Clara Calheiros – Um dos problemas que está no conjunto das questões da dimensão interna da universidade é o facto de existir algum adiamento entre a comunidade composta por várias pessoas em vários papéis, a comunidade da Universidade do Minho e a sua vida institucional. Isto viu-se na decisão que foi tomada pelo Conselho Geral a propósito do regime fundacional. Eu acompanhei os dois dias de debates do Conselho Geral, através do YouTube, onde as sessões foram transmitidas e fiquei verdadeiramente impressionada com o baixíssimo número de pessoas que estavam a assistir. Eu creio que uma parte substancial das pessoas que compõem a comunidade da UMinho também não tem um grau de informação sobre a relevância do regime fundacional para que consiga perceber que se trata de algo muito importante. Eu penso que não houve, ao longo pelo menos deste último ano, uma comunicação com a comunidade que tivesse permitido despertar o interesse da mesma. Eu diria que um debate verdadeiramente amplo deveria ter existido e deveria ter ocorrido durante muito mais tempo, com várias iniciativas para que as pessoas se tivessem interessado e compreendido o relevo da questão. Por outro lado, eu também admito que o tema, em si, é uma coisa que, sobretudo para quem não for jurista, possa parecer um bocadinho difícil de compreender. Assim, era preciso também, de uma forma mais simples, descodificar o que é que significa ter um regime fundacional.

O Conselho Geral tomou a decisão, mediante o que está previsto na lei, de aprovar esta renovação antes das eleições para a função de reitor ou reitora. Esta questão foi retirada deste processo eleitoral. Independentemente de quem for seja eleito, a decisão já está tomada. Eu acho que o regime fundacional não trouxe praticamente nenhuma vantagem à universidade. Isso deve-se a um conjunto de questões que têm a ver com a própria falta de cumprimento, por parte do Estado, daquilo que estava implícito no financiamento das universidades fundação. Há, efetivamente, um quadro imperativo que a universidade continua a ter de respeitar, visto que a Universidade do Minho é uma universidade pública. O grande impacto do regime fundacional situa-se na esfera pessoal, nas relações laborais. Nesse aspeto, eu creio que a universidade teve a possibilidade de contratar com maior facilidade e isso ficou bastante patente no debate que houve no Conselho Geral ao nível, por exemplo, da investigação.
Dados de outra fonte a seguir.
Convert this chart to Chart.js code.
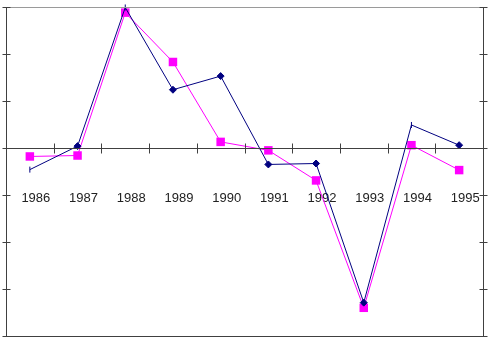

Neste momento, deixarmos cair o regime fundacional talvez não fosse muito avisado, porque é um processo que nunca foi tentado, portanto seríamos os primeiros a fazer essa viagem.

ComUM – Considera importante a participação dos estudantes nas decisões académicas, como foi agora a aprovação do regime fundacional? Como pretende que esta participação seja mais ampla, caso seja eleita?

Clara Calheiros – Eu considero que a participação dos estudantes é absolutamente essencial. Se olharmos para a história da universidade e recuarmos até à criação da Universidade de Bolonha ou da Universidade de Paris, percebemos que a criação da universidade é, em grande medida, uma consequência da atuação dos próprios estudantes. A alma da universidade, a razão pela qual as universidades existem, são os estudantes. Hoje em dia fala-se da centralidade da investigação, mas nunca nos podemos esquecer que o centro da universidade são os estudantes. Sem estudantes não podemos falar da existência de universidades. Eu sempre fui absolutamente defensora de uma ampla participação dos estudantes. Acho que os estudantes têm um papel absolutamente insubstituível em garantir que a universidade não se desvia da sua missão. Isto tem de estar refletido, desde logo, na participação dos estudantes nas decisões da universidade e até nos processos de avaliação na universidade. Há uma perceção, cada vez mais consensual, de que os estudantes são um elemento absolutamente indispensável em manter uma vigilância que garanta que a universidade não se desvia dos seus objetivos e da sua missão. A minha filosofia sempre foi esta  – é importante reforçar a participação dos estudantes nos diversos órgãos da universidade.